A Chicago ophthalmologist who was the focus of a 2009 Tribune watchdog story was indicted by a federal grand jury this month on charges he defrauded his employees' pension benefit plan of more than $180,000.
In a five-count indictment, Dr. Nicholas Caro was charged with obtaining money from the pension plan "by means of materially false and fraudulent pretenses and representations, and promises, and concealment of material facts." The counts include one for embezzlement and four for mail fraud.
Caro allegedly withdrew pension funds transferred from investment firms as checks and deposited them into bank accounts controlled by him or his wife. He used the money for personal expenses and for other improper purposes, the indictment charges.
Caro also allegedly made false reports to the U.S. Department of Labor and to his employees about the plan's assets, according to the indictment filed Nov. 15.
At his arraignment last week, Caro entered a plea of not guilty and was released on his own recognizance, according to a spokesman for the U.S. attorney's office.
Attempts to reach Caro for comment were unsuccessful.
Caro was barred in 2010 from performing Lasik eye surgeries in Illinois after the Illinois Department of Financial and Professional Regulation determined he had engaged in unprofessional conduct and gross negligence.
The agency suspended his medical license for 30 days, placed him on probation for a minimum of three years and permanently banned him from performing procedures aimed at changing the curvature of the cornea, which includes Lasik surgeries. The agency also fined him $10,000, the maximum allowed per violation.
A Tribune story in 2009 reported that Caro had been sued nearly 50 times for medical malpractice in Cook County since the late 1990s. It also noted that Caro had continued to perform eye surgeries even though the state's chief medical prosecutor at the time, Lisa Stephens, had recommended in 2008 that his medical license be "suspended, revoked or otherwise disciplined" because the ophthalmologist allegedly had mishandled Lasik surgeries and failed to properly manage treatment of postoperative complications.
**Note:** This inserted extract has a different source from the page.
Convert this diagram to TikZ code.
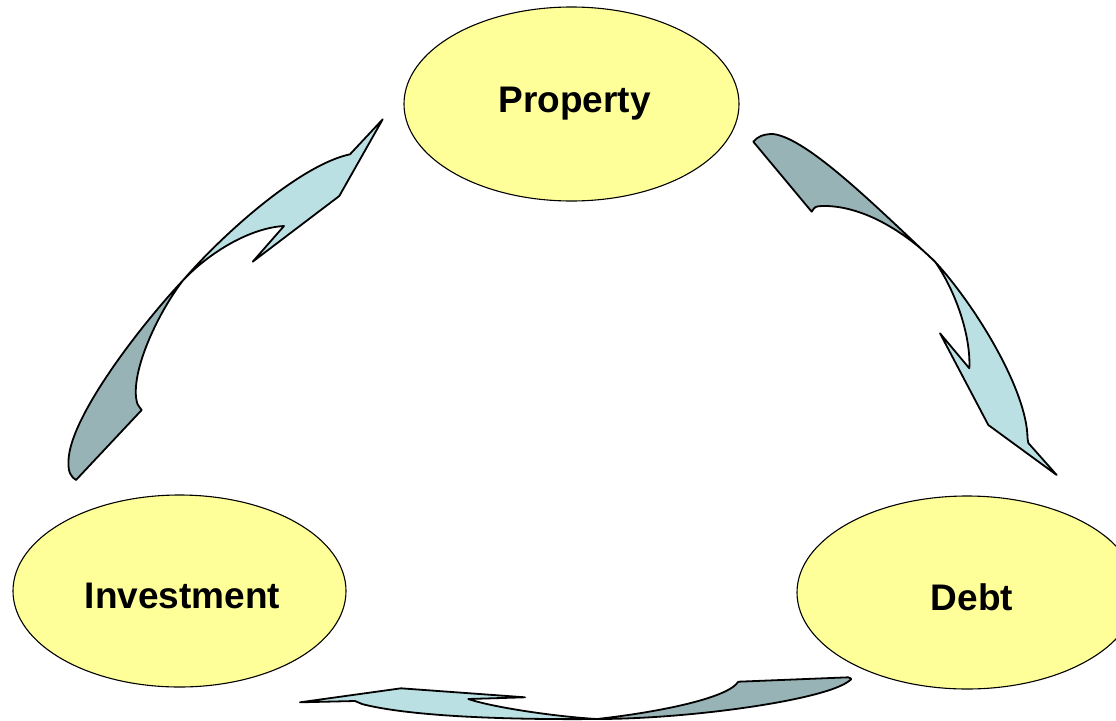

Lasik, short for laser-assisted in situ keratomileusis, is an elective surgical procedure in which a laser is used to change the shape of the cornea, the clear covering of the front of the eye. Lasik is intended to reduce a person's dependence on glasses or contact lenses and is one of the most common cosmetic surgeries performed in the U.S.
Caro has said he performed about 25,000 eye procedures over 25 years.
Some former patients have complained that their eyes were permanently damaged after undergoing Lasik surgery at his hands.
Karen Thiel told the Tribune in 2009 that a botched procedure seriously injured her cornea and resulted in persistent pain, a series of eye infections and permanent vision loss. More than a decade after her surgery, the now-retired clerical worker said she still had trouble seeing, even when wearing glasses. A jury awarded her hundreds of thousands of dollars.
In a 2009 interview, Caro blamed the allegations of malpractice on a litigious society.
"A lot of doctors get sued," he said from his office at St. George Corrective Vision Center on West Peterson Avenue. "I'm a high-volume surgeon and do a lot of surgeries, and they're cosmetic. You're going to get sued. Other doctors who do Lasik have the same problem."
Ophthalmic Mutual Insurance Co., which insures about 30 percent of U.S. ophthalmologists, said about 75 percent of the specialists who practice at least 25 years have three or fewer malpractice lawsuits or claims in their career.